Show that $(1,1,1)$, $(a,b,c)$, $(a^2, b^2, c^2)$ are linearly indepdenent for distinct $a,b,c$ Show that $(1,1,1)$, $(a,b,c)$, $(a^2, b^2, c^2)$ are linearly indepdenent, where $a,b,$ and $c$ are distinct real numbers.
I will show my attempt and then state where I get stuck.
Suppose $c_1(1,1,1) + c_2(a,b,c) + c_3(a^2,b^2,c^2) = 0$
This leads to the three equations:
$c_1+c_2a+c_3a^2 = c_1+c_2b+c_3b^2 = c_1+c_2c+c_3c^2 = 0$. Now I am not sure how to sure from here that each $c_i$ must be 0. Hints appreciated.

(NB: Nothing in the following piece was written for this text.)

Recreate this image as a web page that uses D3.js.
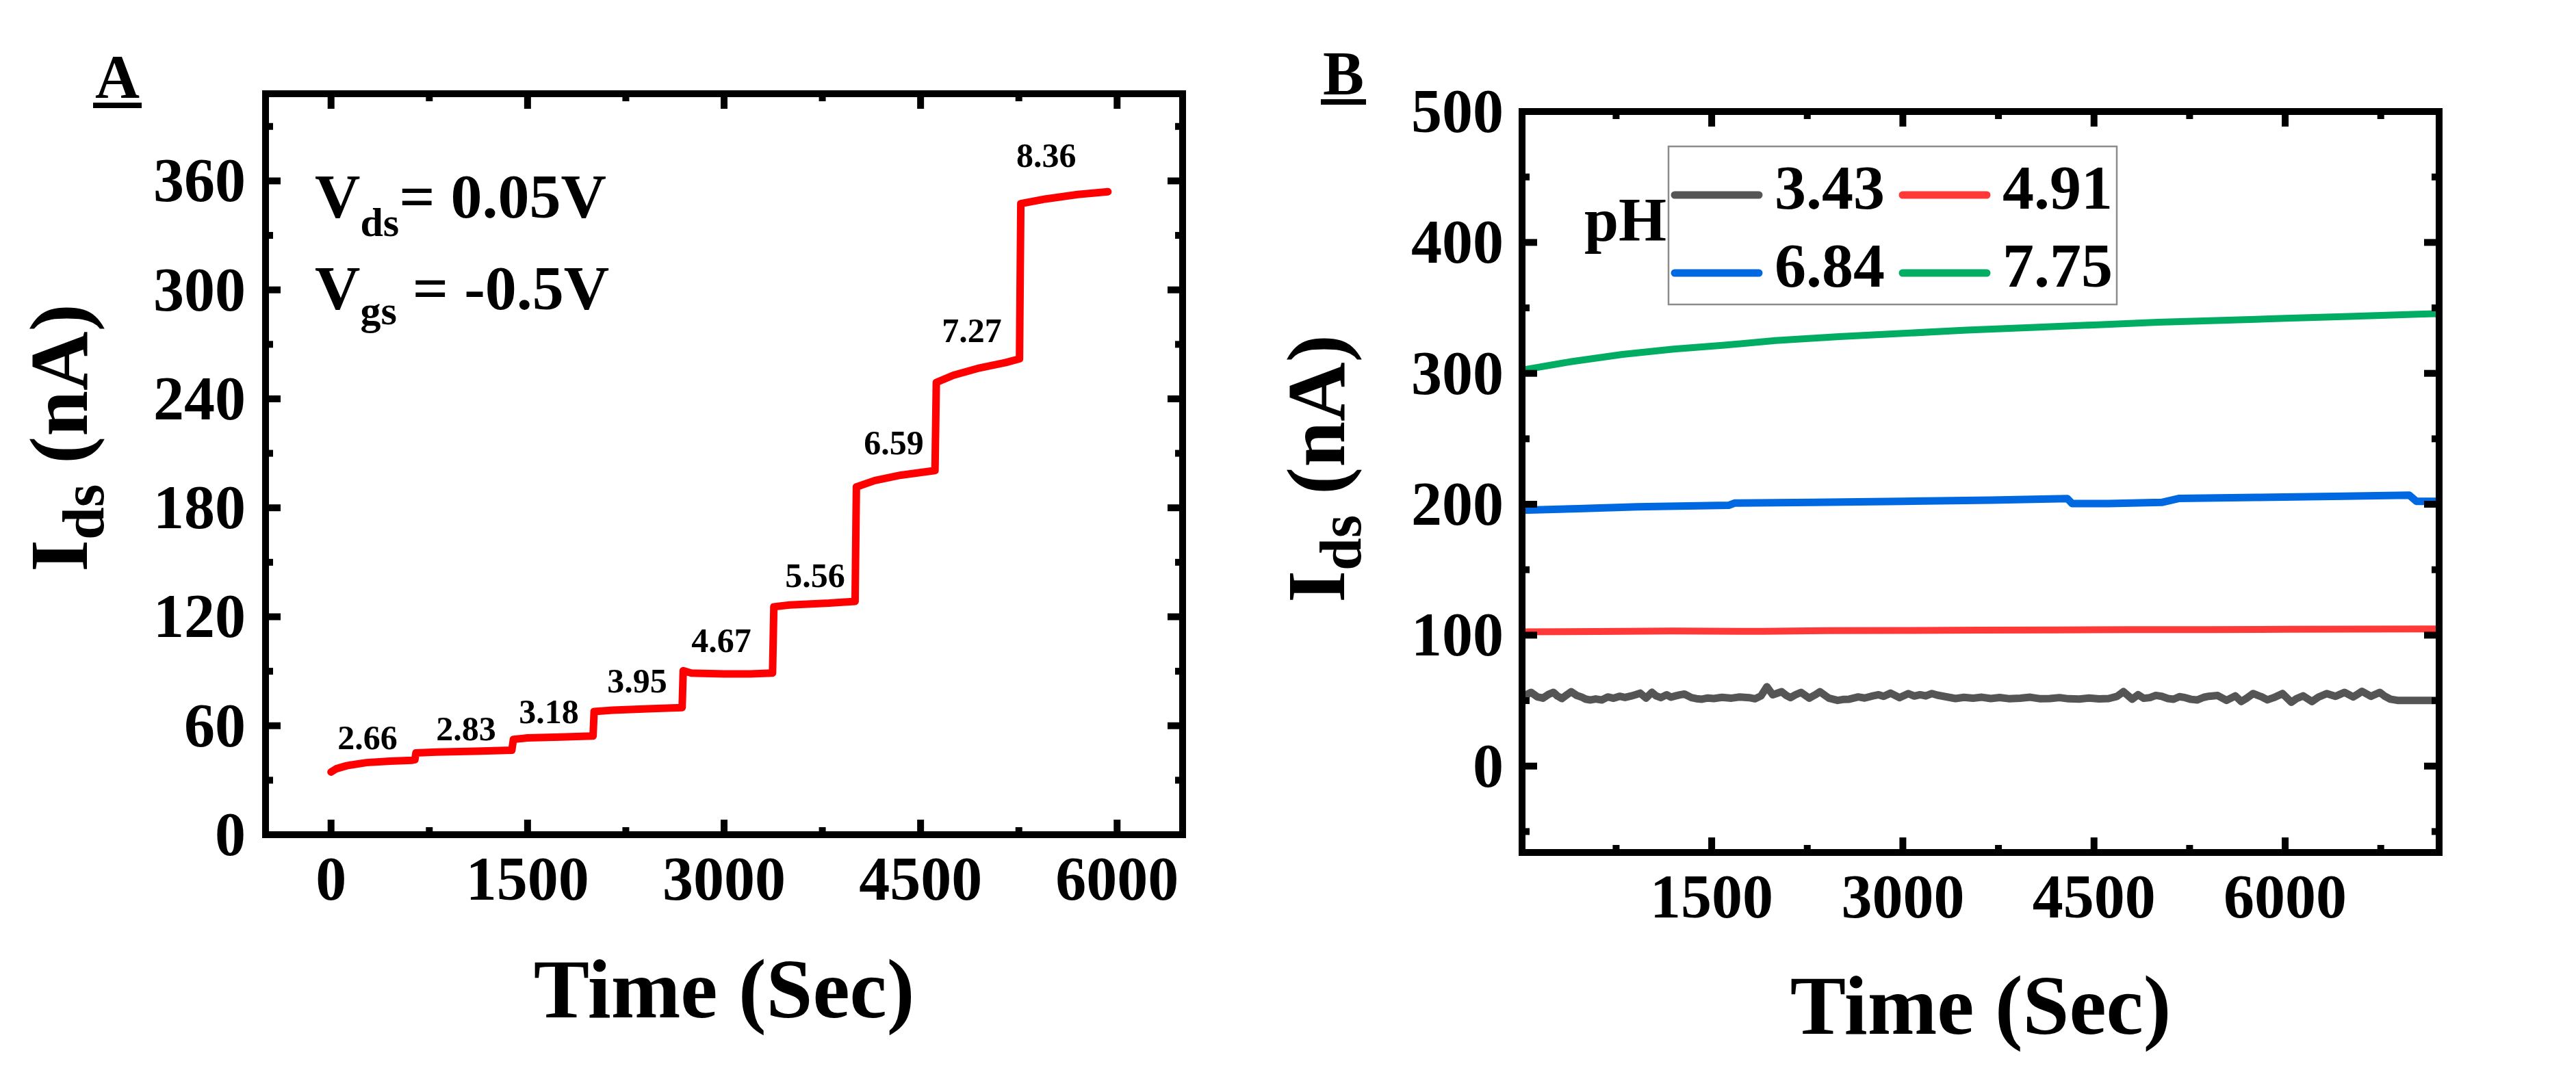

 A: Note: the three vectors are not linearly independent if $a = b$, or if $a = c$, or if $b = c$. So you will need to assume $a, b, c$ are distinct.
Hint: Define the quadratic polynomial $f(x) = c_1 + c_2 x + c_3 x^2$. What are $f(a), f(b), f(c)$? What can you conclude about the roots of $f$?
A: You have a linear system of three equations in three unknowns, which you can write in matrix form as
$$
 A\mathbf{c} = \mathbf{0},
$$
where
$$
 A = \begin{pmatrix}1&a&a^2\\1&b&b^2\\1&c&c^2\end{pmatrix} \in \mathbb{R}^{3 \times 3}
$$
is your coefficient matrix and
$$
 \mathbf{c} = \begin{pmatrix}c_1\\c_2\\c_3\end{pmatrix} \in \mathbb{R}^3
$$
is your unknown vector. In these terms, then, $(1,1,1)$, $(a,b,c)$, and $(a^2,b^2,c^2)$ are linearly independent if and only if the system $A\mathbf{c} = \mathbf{0}$ has a unique solution, if and only if $A$ is invertible, if and only if $\det(A) \neq 0$. But now,
$$
 \det(A) = \begin{vmatrix}1&a&a^2\\1&b&b^2\\1&c&c^2\end{vmatrix} = \begin{vmatrix}1&a&a^2\\0&b-a&b^2-a^2\\0&c-a&c^2-a^2 \end{vmatrix}=(b-a)(c^2-a^2)-(b^2-a^2)(c-a)\\=(b-a)(c-a)\left((c+a)-(b+a) \right) = (b-a)(c-a)(c-b),
$$
from which it follows that $(1,1,1)$, $(a,b,c)$, and $(a^2,b^2,c^2)$ are linearly independent if and only if $a$, $b$, and $c$ are all distinct.